MP Del Mastro gets schooled on LCVs

TORONTO – Before Tory MP Dean Del Mastro launches his campaign to try and get long combination vehicles off the road, maybe he should learn a little more about them, suggests the head of Canada’s largest trucking association.

As todaystrucking.com pointed out this week, Del Mastro, a self-described rail buff, conveniently didn’t mention the environmental and operational benefits of LCVs when discussing with the Globe and Mail his "public awareness" campaign called "Trains Belong on Tracks."

So, Canadian Trucking Alliance CEO David Bradley has volunteered to give Del Mastro a lesson on the combo units and invited the Peterborough, Ont. MP to sit down with him to discuss the facts on LCV use in Canada, "their productivity, safety and environmental benefits or their impact on the railways."

In a letter to the MP, Bradley says he appreciates that some of Del Mastro’s pro-rail bias may be rooted on a "long and fruitful family connection to the railway industry" as well as his role as chairman of the "railway" caucus.

"However," Bradley wrote, "I did not think the purpose of the caucus was to get involved in competition between modes of transport or to bash other modes."

"The decision on which mode should be used for any shipment rests squarely with the shippers — the manufacturers, retailers and others who rely upon transportation to get their goods to market."

The reality, Bradley points out, is that truck and rail only compete over 10 percent of freight market; with rail dominating long distance shipments of heavy bulk commodities while trucks overwhelmingly service most other time-sensitive freight lanes.

In fact, he adds, there’s far more cooperation between the two modes these days than competitive overlap. 

Lest Not Fret: LCVs will not throw the rail
market off track, Bradley tells pro-rail MP

"My members are in the transportation service business," Bradley wrote in the letter, which was obtained by todaystrucking.com. "At the end of the day, they don’t really care whether the freight moves over-the-road or by the steel wheels so long as the price-service package is transparent to the customer."

Bradley continues: "Not only could the railways not handle our freight (due to lack of capacity), I don’t believe they want it. What they really want to try and accomplish through public policy is to increase the costs of trucking in order to create a higher ceiling on rates."

That, then, would allow railways to raise their rates and still maintain their price advantage.

In the meantime, Bradley laid down some talking points on LCVs for Del Mastro to consider:

Double trailers have traveled Canadian highways for close to 40 years in certain provinces and several U.S. states, so they aren’t anything new.

Weight restrictions on LCVs don’t make them suitable for freight that typically "weights out rather than cubes out" so they stick to moving lighter, higher value products such as auto parts, retail goods and food products – the latter two which are not typically carried by rail.

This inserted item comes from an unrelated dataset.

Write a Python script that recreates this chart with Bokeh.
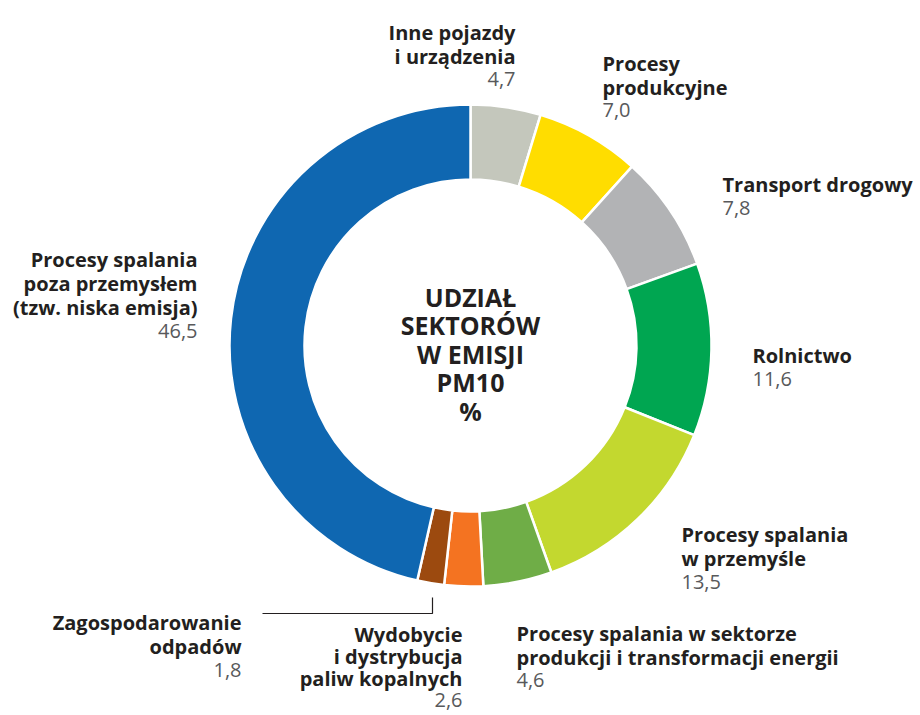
import math
from bokeh.plotting import figure
from bokeh.models import Range1d, ColumnDataSource
from bokeh.core.properties import value
from bokeh.embed import file_html
from bokeh.resources import INLINE

# ---------------- data ----------------
categories = [
    "Inne pojazdy\ni urządzenia",
    "Procesy\nprodukcyjne",
    "Transport drogowy",
    "Rolnictwo",
    "Procesy spalania\nw przemyśle",
    "Procesy spalania w sektorze\nprodukcji i transformacji energii",
    "Wydobycie\ni dystrybucja\npaliw kopalnych",
    "Zagospodarowanie\nodpadów",
    "Procesy spalania\npoza przemysłem\n(tzw. niska emisja)",
]
shares = [4.7, 7.0, 7.8, 11.6, 13.5, 4.6, 2.6, 1.8, 46.5]
colors = ["#c4c7bc", "#ffdd00", "#b2b3b5", "#00a651", "#c3d82f",
          "#6fad47", "#f47321", "#9c4a0f", "#0f67b1"]
title_lines = ["UDZIAŁ", "SEKTORÓW", "W EMISJI", "PM10", "%"]

# ---------------- layout (screen px) ----------------
W, H = 920, 715
def X(sx):
    return sx
def Y(sy):
    return H - sy

CX, CY = 470, 345
R_OUT, R_IN = 241, 166
FONT = "Open Sans"
LBL_SIZE = "20px"

# label anchor: (x, first baseline y, line step, align)
label_pos = [
    (515, 32, 23.5, "right"),
    (602, 63, 23.5, "left"),
    (722, 184, 24, "left"),
    (752, 355, 24, "left"),
    (681, 534, 24, "left"),
    (516, 633, 23.5, "left"),
    (462, 634, 22, "right"),
    (241, 622, 24, "right"),
    (197, 259, 24, "right"),
]

p = figure(width=W, height=H, output_backend="svg", toolbar_location=None,
           x_range=Range1d(0, W), y_range=Range1d(0, H), min_border=0)
p.axis.visible = False
p.grid.visible = False
p.outline_line_color = None
p.background_fill_color = "white"
p.border_fill_color = "white"

total = sum(shares)
starts, ends = [], []
cum = 0.0
for v in shares:
    a0 = math.pi / 2 - 2 * math.pi * cum / total
    cum += v
    a1 = math.pi / 2 - 2 * math.pi * cum / total
    starts.append(a1)
    ends.append(a0)

src = ColumnDataSource(dict(start=starts, end=ends, color=colors))
p.annular_wedge(x=X(CX), y=Y(CY), inner_radius=R_IN, outer_radius=R_OUT,
                start_angle="start", end_angle="end", fill_color="color",
                line_color="white", line_width=2.5, source=src)

# labels
for cat, v, (lx, ly, step, al) in zip(categories, shares, label_pos):
    lines = cat.split("\n")
    for i, ln in enumerate(lines):
        p.text(x=[X(lx)], y=[Y(ly + i * step)], text=[ln],
               text_font=value(FONT), text_font_style="bold",
               text_font_size=LBL_SIZE, text_color="#231f20",
               text_align=al, text_baseline="alphabetic")
    vy = ly + len(lines) * step - 1
    p.text(x=[X(lx)], y=[Y(vy)], text=[f"{v:.1f}".replace(".", ",")],
           text_font=value(FONT), text_font_size=LBL_SIZE,
           text_color="#58595b", text_align=al, text_baseline="alphabetic")

# leader line for small slice
p.line(x=[X(262), X(432), X(432)], y=[Y(613), Y(613), Y(597)],
       line_color="#231f20", line_width=1.2)

# centre title
for i, t in enumerate(title_lines):
    p.text(x=[X(CX)], y=[Y(296 + i * 28.5)], text=[t],
           text_font=value(FONT), text_font_style="bold",
           text_font_size="25px", text_color="#231f20",
           text_align="center", text_baseline="alphabetic")

open("out.html", "w").write(file_html(p, INLINE))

Tightly controlled LCVs are the safest vehicles on the road in the jurisdictions they operate in. They require special permits and must be piloted by some of the most experienced, best-trained drivers on the road. On this point, Bradley notes studies in Alberta and Saskatchewan that found that LCVs reduce truck-involved collisions.

(Other academic studies in the U.S. show LCVs provide significant improvements in transportation cost, congestion, improved distribution efficiency, and driver availability).

As well, LCVs help meet government mandates to reduce transportation’s carbon footprint. According to a CTA-NRCan study, LCV carriers save 55 percent more fuel over 100 km than single-trailers moving the same volume of freight.

As for LCVs infringing on rail’s market, Del Mastro need not worry, says Bradley:

"LCVs operate in niche markets and are (far) from becoming the ‘last spike’ in the prosperity of the railways."

Bradley says he once offered to conduct a joint study with the railways to examine any possible impact of LCVs on rail, but he never heard back.

"Quite possibly," he says, "because they knew it would not say what they wanted it to."